I’ve had many a hero in my life. When I was a young boy it was Chicago Bears running back and hall-of-famer Walter Payton. As my interest in playing music progressed, I became enamored with legendary bassist Jaco Pastorius. Later in life when I became a father, I turned to philosophy and began to adore the teachings of Socrates. However, through all these years and chapters in my life, no man have I looked up to more than Jerry Seinfeld. There is a certain wisdom and intelligence that comes along with good humor.
A dear friend of mine, who is familiar with my Seinfeld infatuation, recently sent me an article containing an interview with the king of satire. In it, he talks about the value of consistency. When asked what advice Seinfeld gives to young comedians, he answered that, to become a better comic you need to write better jokes and to write better jokes you need to write every day. He suggests getting a wall calendar and putting a red X over the days you have written a joke. Eventually you’ll start a chain of X’s and your only job will be to not break the chain. Seinfeld’s point is that it’s not the results that matter but the process and the discipline. Of course, in the long run results do matter, but the only way to get the results you want is to be consistent and disciplined, so your main focus should be on just that.
When I read this interview, it immediately reminded me of many conversations I have had with clients about being consistent within their financial plans. For example, while annual portfolio returns will vary over time, it is critical to stay consistent with retirement plan contributions. Even if you have the unfortunate reality of taking a pay cut, it is important to maintain your savings by cutting your budget elsewhere. Your only job is to not break the chain. Just staying invested during tough times can be a way of not breaking the chain. When you go through the financial planning process and determine the appropriate risk level for your portfolio, it is important to remember that whatever negative fluctuation that occurs afterwards has been accounted for. Therefore, changing your allocation breaks the chain.

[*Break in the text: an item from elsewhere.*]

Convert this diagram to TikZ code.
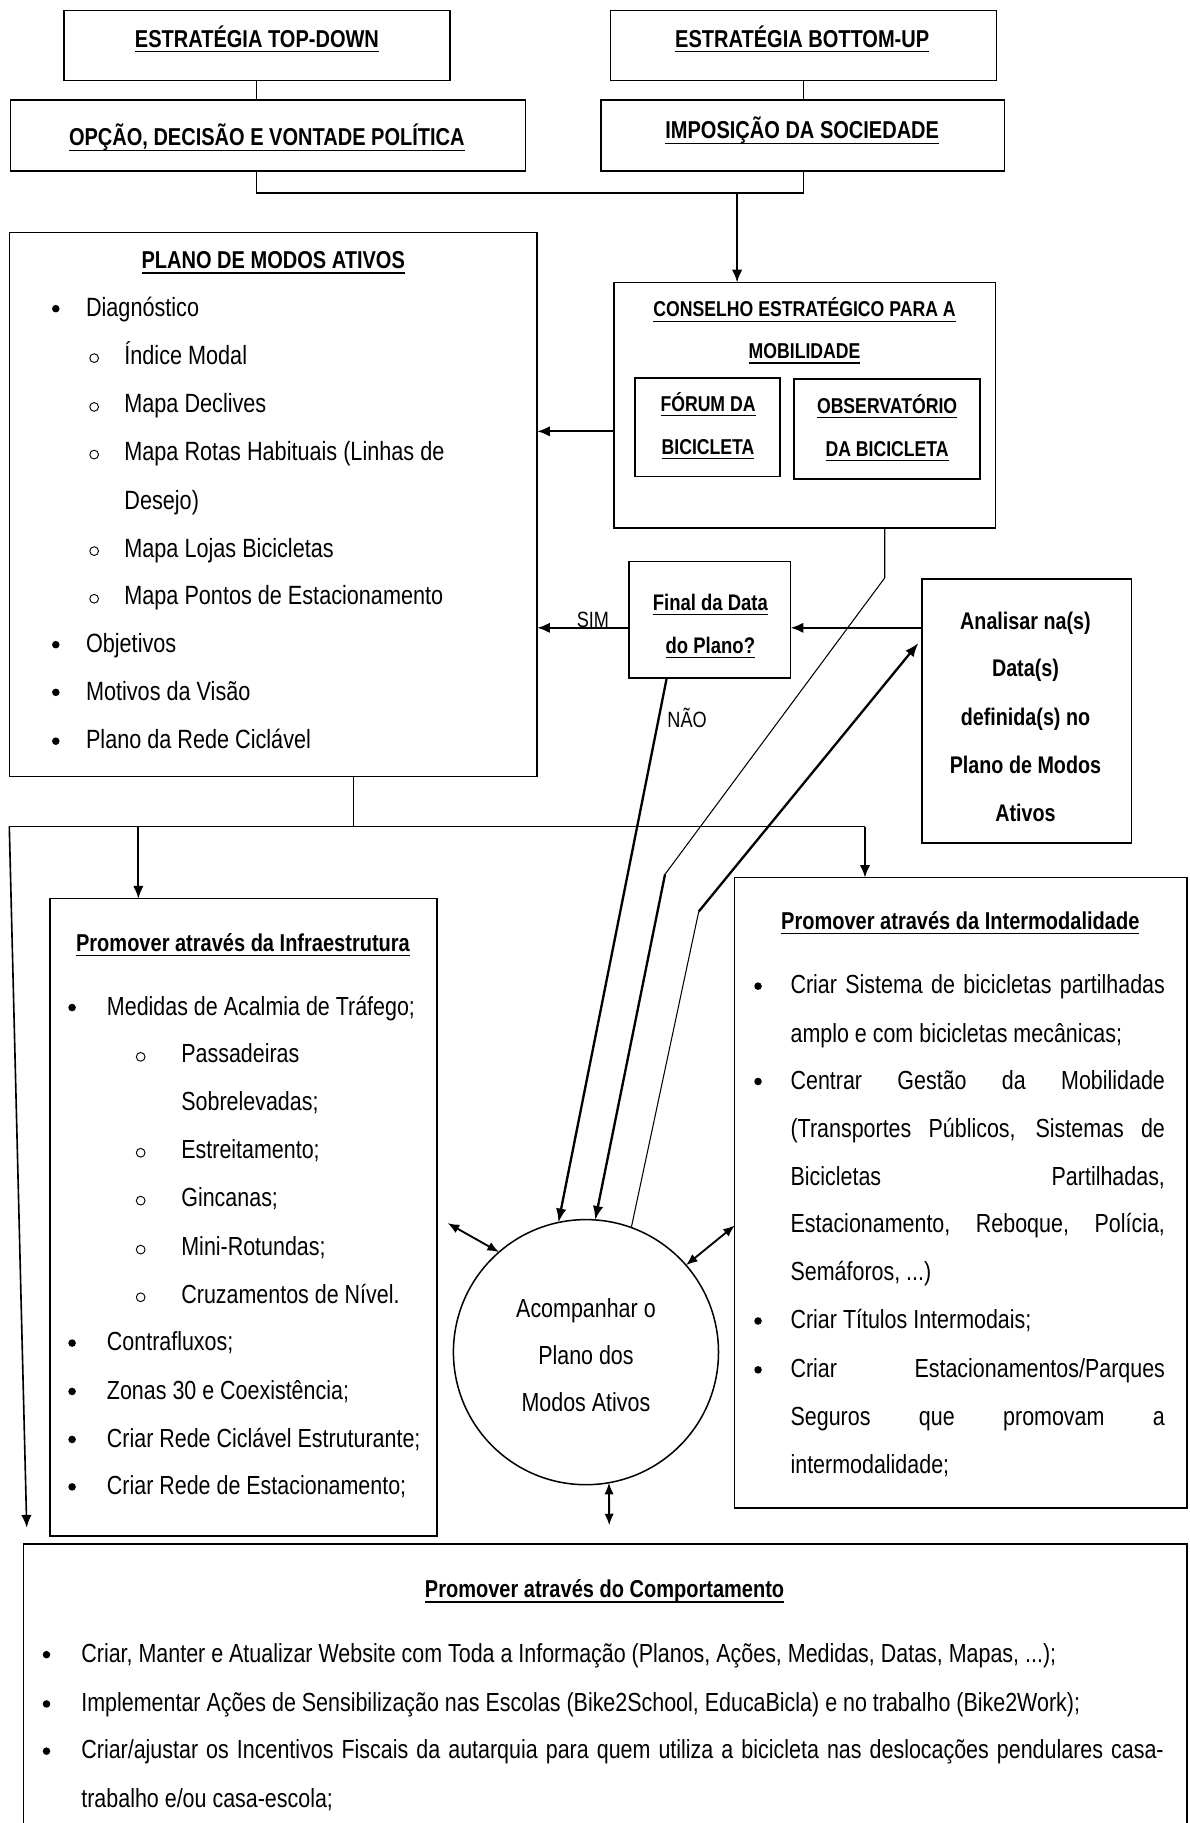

It also can’t hurt to acknowledge that this concept of consistency can have tremendous value in so many other aspects of our lives. It is not just our financial lives that benefits from a healthy dose of discipline. Whether keeping with an exercise routine, practicing an instrument, or just showing up for the people in our lives for whom we care about; on day-to-day basis it is all about being consistent with our approach and trusting that the process will deliver the results we desire.